[Records with drawing code]
☆ ☆ ☆ ☆ ☆ ☆ ☆
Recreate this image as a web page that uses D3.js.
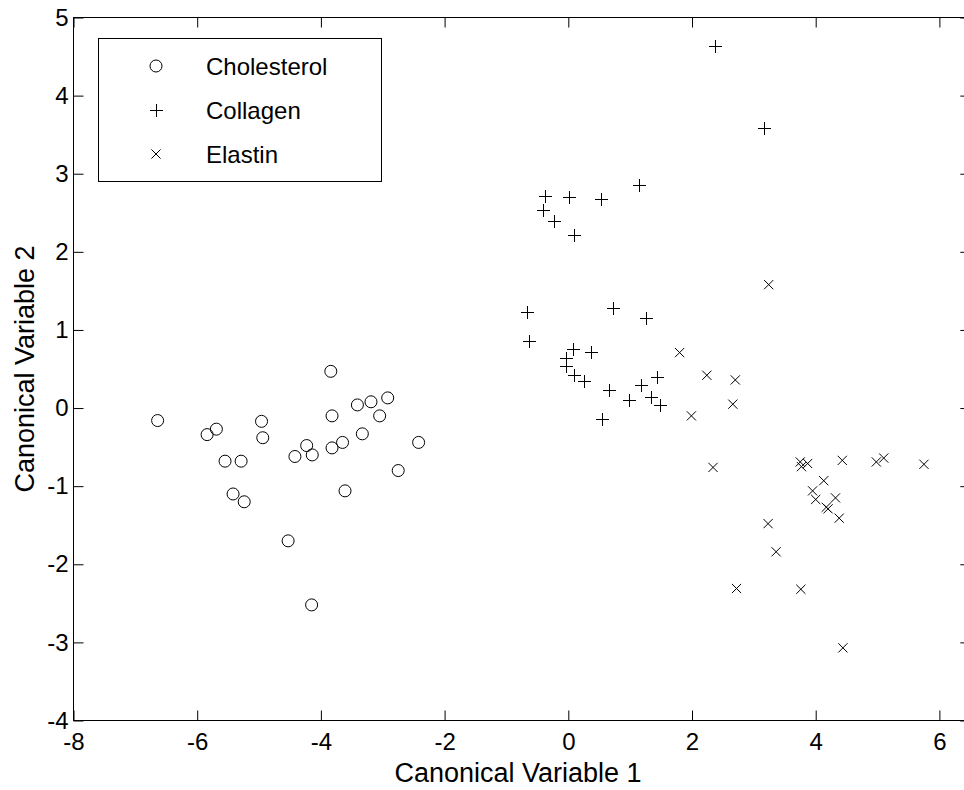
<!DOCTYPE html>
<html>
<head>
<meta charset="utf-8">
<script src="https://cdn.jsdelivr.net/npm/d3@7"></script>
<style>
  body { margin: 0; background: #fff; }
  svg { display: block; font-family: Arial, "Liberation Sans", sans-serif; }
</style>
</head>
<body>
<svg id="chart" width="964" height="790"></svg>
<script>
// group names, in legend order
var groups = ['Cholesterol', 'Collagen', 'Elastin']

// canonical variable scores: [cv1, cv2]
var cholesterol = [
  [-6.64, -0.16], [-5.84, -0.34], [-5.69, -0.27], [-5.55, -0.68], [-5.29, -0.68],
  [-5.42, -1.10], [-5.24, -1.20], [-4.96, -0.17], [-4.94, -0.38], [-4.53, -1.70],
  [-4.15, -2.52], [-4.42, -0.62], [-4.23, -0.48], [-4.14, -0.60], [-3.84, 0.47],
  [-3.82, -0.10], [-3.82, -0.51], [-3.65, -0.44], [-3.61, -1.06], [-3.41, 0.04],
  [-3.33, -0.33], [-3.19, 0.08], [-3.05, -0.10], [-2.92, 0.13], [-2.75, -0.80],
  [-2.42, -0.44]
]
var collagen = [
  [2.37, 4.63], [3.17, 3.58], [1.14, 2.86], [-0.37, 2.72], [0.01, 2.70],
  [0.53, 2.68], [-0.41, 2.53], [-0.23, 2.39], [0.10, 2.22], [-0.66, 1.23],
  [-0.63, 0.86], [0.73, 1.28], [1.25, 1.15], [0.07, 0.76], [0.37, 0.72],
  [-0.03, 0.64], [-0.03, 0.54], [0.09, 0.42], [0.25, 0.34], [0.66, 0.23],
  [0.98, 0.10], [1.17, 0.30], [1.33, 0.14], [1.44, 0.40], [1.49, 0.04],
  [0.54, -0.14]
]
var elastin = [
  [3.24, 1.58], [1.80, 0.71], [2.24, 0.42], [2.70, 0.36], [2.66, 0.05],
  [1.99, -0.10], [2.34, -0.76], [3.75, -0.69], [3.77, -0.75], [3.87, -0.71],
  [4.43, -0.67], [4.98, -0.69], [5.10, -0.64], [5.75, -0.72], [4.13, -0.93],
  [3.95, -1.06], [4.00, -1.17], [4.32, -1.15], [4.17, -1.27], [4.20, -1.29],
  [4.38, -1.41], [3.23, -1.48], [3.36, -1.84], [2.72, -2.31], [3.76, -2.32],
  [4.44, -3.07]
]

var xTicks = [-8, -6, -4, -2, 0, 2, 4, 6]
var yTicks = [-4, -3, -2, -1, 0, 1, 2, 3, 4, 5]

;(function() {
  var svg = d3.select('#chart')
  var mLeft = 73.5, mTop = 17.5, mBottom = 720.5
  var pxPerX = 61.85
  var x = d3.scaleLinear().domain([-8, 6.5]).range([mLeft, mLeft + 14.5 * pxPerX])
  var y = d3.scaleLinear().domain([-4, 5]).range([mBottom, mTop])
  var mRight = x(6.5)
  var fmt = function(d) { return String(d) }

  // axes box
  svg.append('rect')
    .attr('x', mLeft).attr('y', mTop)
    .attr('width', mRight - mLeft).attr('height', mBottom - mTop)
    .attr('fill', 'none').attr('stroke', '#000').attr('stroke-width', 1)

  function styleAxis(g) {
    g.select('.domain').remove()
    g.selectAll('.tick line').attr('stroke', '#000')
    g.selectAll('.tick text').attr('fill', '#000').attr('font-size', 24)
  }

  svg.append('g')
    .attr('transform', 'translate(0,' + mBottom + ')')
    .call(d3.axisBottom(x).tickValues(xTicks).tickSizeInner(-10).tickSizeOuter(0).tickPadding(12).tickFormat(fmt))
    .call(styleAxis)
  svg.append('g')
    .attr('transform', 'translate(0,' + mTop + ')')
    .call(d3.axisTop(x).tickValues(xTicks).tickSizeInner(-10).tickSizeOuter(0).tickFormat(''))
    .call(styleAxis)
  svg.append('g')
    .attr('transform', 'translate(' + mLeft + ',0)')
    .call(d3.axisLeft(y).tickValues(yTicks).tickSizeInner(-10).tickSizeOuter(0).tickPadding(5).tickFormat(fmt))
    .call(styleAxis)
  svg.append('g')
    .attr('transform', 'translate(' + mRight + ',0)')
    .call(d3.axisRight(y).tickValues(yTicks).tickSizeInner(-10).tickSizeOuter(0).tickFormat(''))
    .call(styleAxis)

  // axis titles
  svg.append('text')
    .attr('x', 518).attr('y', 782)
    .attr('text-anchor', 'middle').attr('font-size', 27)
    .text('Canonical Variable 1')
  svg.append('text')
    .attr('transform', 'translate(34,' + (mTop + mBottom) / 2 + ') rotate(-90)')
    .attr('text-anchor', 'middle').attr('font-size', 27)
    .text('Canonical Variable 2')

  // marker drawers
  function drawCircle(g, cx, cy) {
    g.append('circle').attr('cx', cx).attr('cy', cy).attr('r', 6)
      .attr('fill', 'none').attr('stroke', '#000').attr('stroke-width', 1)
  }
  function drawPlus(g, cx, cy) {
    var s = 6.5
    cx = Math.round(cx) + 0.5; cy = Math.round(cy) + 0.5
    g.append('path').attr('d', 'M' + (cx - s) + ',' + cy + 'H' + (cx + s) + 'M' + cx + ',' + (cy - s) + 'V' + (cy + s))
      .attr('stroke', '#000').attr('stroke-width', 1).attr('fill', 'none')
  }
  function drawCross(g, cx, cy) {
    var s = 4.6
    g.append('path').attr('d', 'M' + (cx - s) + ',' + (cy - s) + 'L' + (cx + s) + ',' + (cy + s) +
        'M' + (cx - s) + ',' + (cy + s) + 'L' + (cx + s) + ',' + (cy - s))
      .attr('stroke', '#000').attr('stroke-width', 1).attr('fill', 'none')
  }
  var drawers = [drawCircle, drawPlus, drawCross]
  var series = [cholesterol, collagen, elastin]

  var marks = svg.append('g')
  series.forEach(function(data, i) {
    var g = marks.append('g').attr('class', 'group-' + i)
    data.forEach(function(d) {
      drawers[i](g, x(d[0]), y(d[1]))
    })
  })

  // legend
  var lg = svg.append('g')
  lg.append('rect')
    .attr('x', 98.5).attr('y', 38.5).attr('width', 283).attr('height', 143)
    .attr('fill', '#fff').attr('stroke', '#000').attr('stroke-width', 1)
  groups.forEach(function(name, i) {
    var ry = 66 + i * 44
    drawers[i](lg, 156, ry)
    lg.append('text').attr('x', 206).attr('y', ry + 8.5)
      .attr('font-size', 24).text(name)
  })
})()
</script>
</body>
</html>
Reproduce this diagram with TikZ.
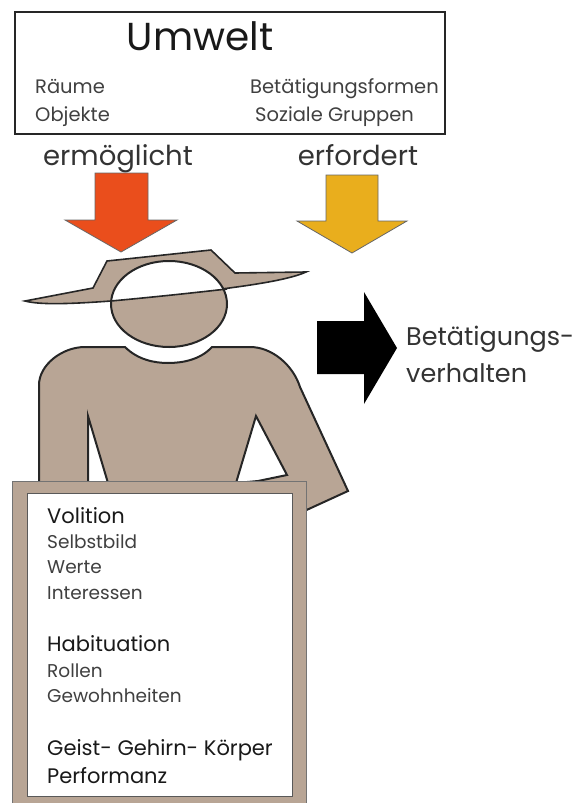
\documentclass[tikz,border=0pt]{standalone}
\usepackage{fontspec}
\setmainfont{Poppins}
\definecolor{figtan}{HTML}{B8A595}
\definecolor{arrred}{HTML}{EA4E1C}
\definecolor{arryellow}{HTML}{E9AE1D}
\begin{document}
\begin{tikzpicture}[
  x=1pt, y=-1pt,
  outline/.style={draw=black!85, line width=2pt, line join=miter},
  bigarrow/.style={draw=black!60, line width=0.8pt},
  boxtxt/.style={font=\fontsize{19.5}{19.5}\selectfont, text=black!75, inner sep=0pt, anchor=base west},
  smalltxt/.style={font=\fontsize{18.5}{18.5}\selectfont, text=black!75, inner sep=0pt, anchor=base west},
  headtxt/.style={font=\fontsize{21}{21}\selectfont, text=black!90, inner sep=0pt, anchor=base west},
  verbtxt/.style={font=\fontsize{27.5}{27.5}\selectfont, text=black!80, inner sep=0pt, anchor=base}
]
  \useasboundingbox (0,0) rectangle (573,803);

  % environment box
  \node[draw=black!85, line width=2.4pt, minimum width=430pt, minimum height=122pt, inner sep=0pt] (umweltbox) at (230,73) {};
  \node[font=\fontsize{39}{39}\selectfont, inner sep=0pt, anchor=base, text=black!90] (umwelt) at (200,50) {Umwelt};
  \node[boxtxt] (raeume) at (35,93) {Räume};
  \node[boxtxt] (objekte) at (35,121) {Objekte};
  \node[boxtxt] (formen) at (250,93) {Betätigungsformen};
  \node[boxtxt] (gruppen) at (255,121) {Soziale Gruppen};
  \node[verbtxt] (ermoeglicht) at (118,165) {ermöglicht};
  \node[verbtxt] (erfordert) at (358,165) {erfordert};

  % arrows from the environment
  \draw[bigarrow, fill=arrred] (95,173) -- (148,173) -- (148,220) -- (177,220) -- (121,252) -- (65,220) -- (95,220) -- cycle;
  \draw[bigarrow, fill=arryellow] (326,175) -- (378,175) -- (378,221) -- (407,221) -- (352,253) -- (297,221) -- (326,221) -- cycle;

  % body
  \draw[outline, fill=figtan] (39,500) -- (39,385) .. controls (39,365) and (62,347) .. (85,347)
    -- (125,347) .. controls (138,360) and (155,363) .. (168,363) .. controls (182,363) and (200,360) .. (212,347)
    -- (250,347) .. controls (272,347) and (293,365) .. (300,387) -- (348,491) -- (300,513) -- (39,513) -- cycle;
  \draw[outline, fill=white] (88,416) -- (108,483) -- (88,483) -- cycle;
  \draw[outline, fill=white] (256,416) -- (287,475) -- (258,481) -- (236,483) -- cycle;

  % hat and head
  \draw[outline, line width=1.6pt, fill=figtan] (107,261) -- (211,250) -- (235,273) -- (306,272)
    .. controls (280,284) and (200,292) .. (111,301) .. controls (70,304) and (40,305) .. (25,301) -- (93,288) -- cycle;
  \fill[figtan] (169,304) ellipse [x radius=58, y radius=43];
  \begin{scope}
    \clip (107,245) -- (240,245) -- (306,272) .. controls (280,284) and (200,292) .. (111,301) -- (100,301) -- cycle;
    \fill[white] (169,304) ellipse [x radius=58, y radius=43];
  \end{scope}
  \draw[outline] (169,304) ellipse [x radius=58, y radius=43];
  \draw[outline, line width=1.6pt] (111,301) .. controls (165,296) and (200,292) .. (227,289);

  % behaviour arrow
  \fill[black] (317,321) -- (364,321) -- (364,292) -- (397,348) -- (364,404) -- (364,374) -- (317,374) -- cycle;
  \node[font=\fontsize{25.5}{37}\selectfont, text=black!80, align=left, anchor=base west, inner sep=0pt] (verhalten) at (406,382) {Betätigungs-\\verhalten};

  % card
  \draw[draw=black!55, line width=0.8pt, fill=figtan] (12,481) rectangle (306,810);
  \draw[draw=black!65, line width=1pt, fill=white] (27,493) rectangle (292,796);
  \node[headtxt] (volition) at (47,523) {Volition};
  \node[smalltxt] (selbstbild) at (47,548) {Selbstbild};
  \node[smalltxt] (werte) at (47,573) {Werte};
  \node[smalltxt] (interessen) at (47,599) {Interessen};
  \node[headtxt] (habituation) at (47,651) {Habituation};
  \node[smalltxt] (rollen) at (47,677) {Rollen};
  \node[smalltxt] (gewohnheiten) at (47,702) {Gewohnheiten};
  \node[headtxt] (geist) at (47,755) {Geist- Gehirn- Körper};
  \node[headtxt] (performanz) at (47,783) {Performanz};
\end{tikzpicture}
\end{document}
☆ ☆ ☆ ☆ ☆ ☆ ☆
Your task | Look through the data and show every line containing "this".

Final answer |
Recreate this image as a web page that uses D3.js.
Reproduce this diagram with TikZ.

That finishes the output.